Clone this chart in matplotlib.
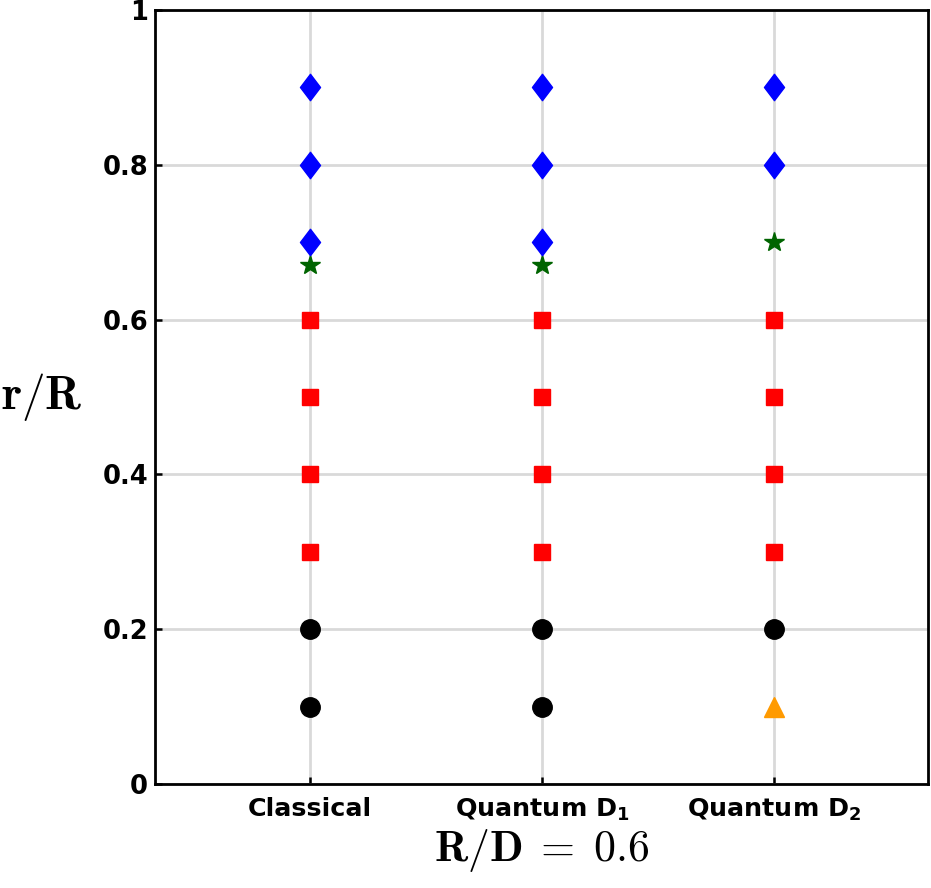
import matplotlib
matplotlib.use("Agg")
import matplotlib.pyplot as plt
from matplotlib.path import Path

categories = ["Classical", "Quantum D$_\\mathbf{1}$", "Quantum D$_\\mathbf{2}$"]
x_pos = [1, 2, 3]

# r/R values for each regime, per category
black_circles = [[0.1, 0.2], [0.1, 0.2], [0.2]]
orange_triangles = [[], [], [0.1]]
red_squares = [[0.3, 0.4, 0.5, 0.6], [0.3, 0.4, 0.5, 0.6], [0.3, 0.4, 0.5, 0.6]]
green_stars = [[0.67], [0.67], [0.70]]
blue_diamonds = [[0.7, 0.8, 0.9], [0.7, 0.8, 0.9], [0.8, 0.9]]

y_ticks = [0, 0.2, 0.4, 0.6, 0.8, 1]
y_ticklabels = ["0", "0.2", "0.4", "0.6", "0.8", "1"]

plt.rcParams['mathtext.fontset'] = 'dejavusans'
plt.rcParams['mathtext.bf'] = 'DejaVu Sans:bold'

fig = plt.figure(figsize=(9.31, 8.88), dpi=100)
ax = fig.add_axes([0.1665, 0.1171, 0.8303, 0.8716])

diamond = Path([(0, 1), (0.76, 0), (0, -1), (-0.76, 0), (0, 1)],
               [Path.MOVETO, Path.LINETO, Path.LINETO, Path.LINETO, Path.CLOSEPOLY])

def draw(groups, **kw):
    for xi, vals in zip(x_pos, groups):
        if vals:
            ax.plot([xi] * len(vals), vals, linestyle='none', zorder=3, **kw)

draw(black_circles, marker='o', color='black', markersize=14)
draw(orange_triangles, marker='^', color='#ff9a00', markersize=15)
draw(red_squares, marker='s', color='#ff0000', markersize=11.5)
draw(green_stars, marker='*', color='#006400', markersize=15)
draw(blue_diamonds, marker=diamond, color='#0000ff', markersize=19)

ax.set_xlim(1 - 155 / 232, 3 + 154 / 232)
ax.set_ylim(0, 1)
ax.set_xticks(x_pos)
ax.set_xticklabels(categories, fontsize=18.3, fontweight='bold')
ax.set_yticks(y_ticks)
ax.set_yticklabels(y_ticklabels, fontsize=18.5, fontweight='bold')
ax.tick_params(direction='in', length=5, width=1.8)
ax.tick_params(axis='y', pad=5)
ax.tick_params(axis='x', pad=9)
ax.grid(True, color='#d9d9d9', linewidth=2)
ax.set_axisbelow(True)
for s in ax.spines.values():
    s.set_linewidth(2)

ax.set_ylabel(r'$\mathbf{r/R}$', fontsize=34, rotation=0, math_fontfamily='cm',
              va='center', ha='center')
ax.yaxis.set_label_coords(-0.146, 0.5)
ax.set_xlabel(r'$\mathbf{R/D}\;=\;0.6$', fontsize=31.5, math_fontfamily='cm', labelpad=3)

fig.savefig("out.png", dpi=100)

_____

▶ **GOAL**
Leave out the pictures and copy the rest of the material above exactly.

▶ **OUTPUT OF THE TASK**
Clone this chart in matplotlib.
import matplotlib
matplotlib.use("Agg")
import matplotlib.pyplot as plt
from matplotlib.path import Path

categories = ["Classical", "Quantum D$_\\mathbf{1}$", "Quantum D$_\\mathbf{2}$"]
x_pos = [1, 2, 3]

# r/R values for each regime, per category
black_circles = [[0.1, 0.2], [0.1, 0.2], [0.2]]
orange_triangles = [[], [], [0.1]]
red_squares = [[0.3, 0.4, 0.5, 0.6], [0.3, 0.4, 0.5, 0.6], [0.3, 0.4, 0.5, 0.6]]
green_stars = [[0.67], [0.67], [0.70]]
blue_diamonds = [[0.7, 0.8, 0.9], [0.7, 0.8, 0.9], [0.8, 0.9]]

y_ticks = [0, 0.2, 0.4, 0.6, 0.8, 1]
y_ticklabels = ["0", "0.2", "0.4", "0.6", "0.8", "1"]

plt.rcParams['mathtext.fontset'] = 'dejavusans'
plt.rcParams['mathtext.bf'] = 'DejaVu Sans:bold'

fig = plt.figure(figsize=(9.31, 8.88), dpi=100)
ax = fig.add_axes([0.1665, 0.1171, 0.8303, 0.8716])

diamond = Path([(0, 1), (0.76, 0), (0, -1), (-0.76, 0), (0, 1)],
               [Path.MOVETO, Path.LINETO, Path.LINETO, Path.LINETO, Path.CLOSEPOLY])

def draw(groups, **kw):
    for xi, vals in zip(x_pos, groups):
        if vals:
            ax.plot([xi] * len(vals), vals, linestyle='none', zorder=3, **kw)

draw(black_circles, marker='o', color='black', markersize=14)
draw(orange_triangles, marker='^', color='#ff9a00', markersize=15)
draw(red_squares, marker='s', color='#ff0000', markersize=11.5)
draw(green_stars, marker='*', color='#006400', markersize=15)
draw(blue_diamonds, marker=diamond, color='#0000ff', markersize=19)

ax.set_xlim(1 - 155 / 232, 3 + 154 / 232)
ax.set_ylim(0, 1)
ax.set_xticks(x_pos)
ax.set_xticklabels(categories, fontsize=18.3, fontweight='bold')
ax.set_yticks(y_ticks)
ax.set_yticklabels(y_ticklabels, fontsize=18.5, fontweight='bold')
ax.tick_params(direction='in', length=5, width=1.8)
ax.tick_params(axis='y', pad=5)
ax.tick_params(axis='x', pad=9)
ax.grid(True, color='#d9d9d9', linewidth=2)
ax.set_axisbelow(True)
for s in ax.spines.values():
    s.set_linewidth(2)

ax.set_ylabel(r'$\mathbf{r/R}$', fontsize=34, rotation=0, math_fontfamily='cm',
              va='center', ha='center')
ax.yaxis.set_label_coords(-0.146, 0.5)
ax.set_xlabel(r'$\mathbf{R/D}\;=\;0.6$', fontsize=31.5, math_fontfamily='cm', labelpad=3)

fig.savefig("out.png", dpi=100)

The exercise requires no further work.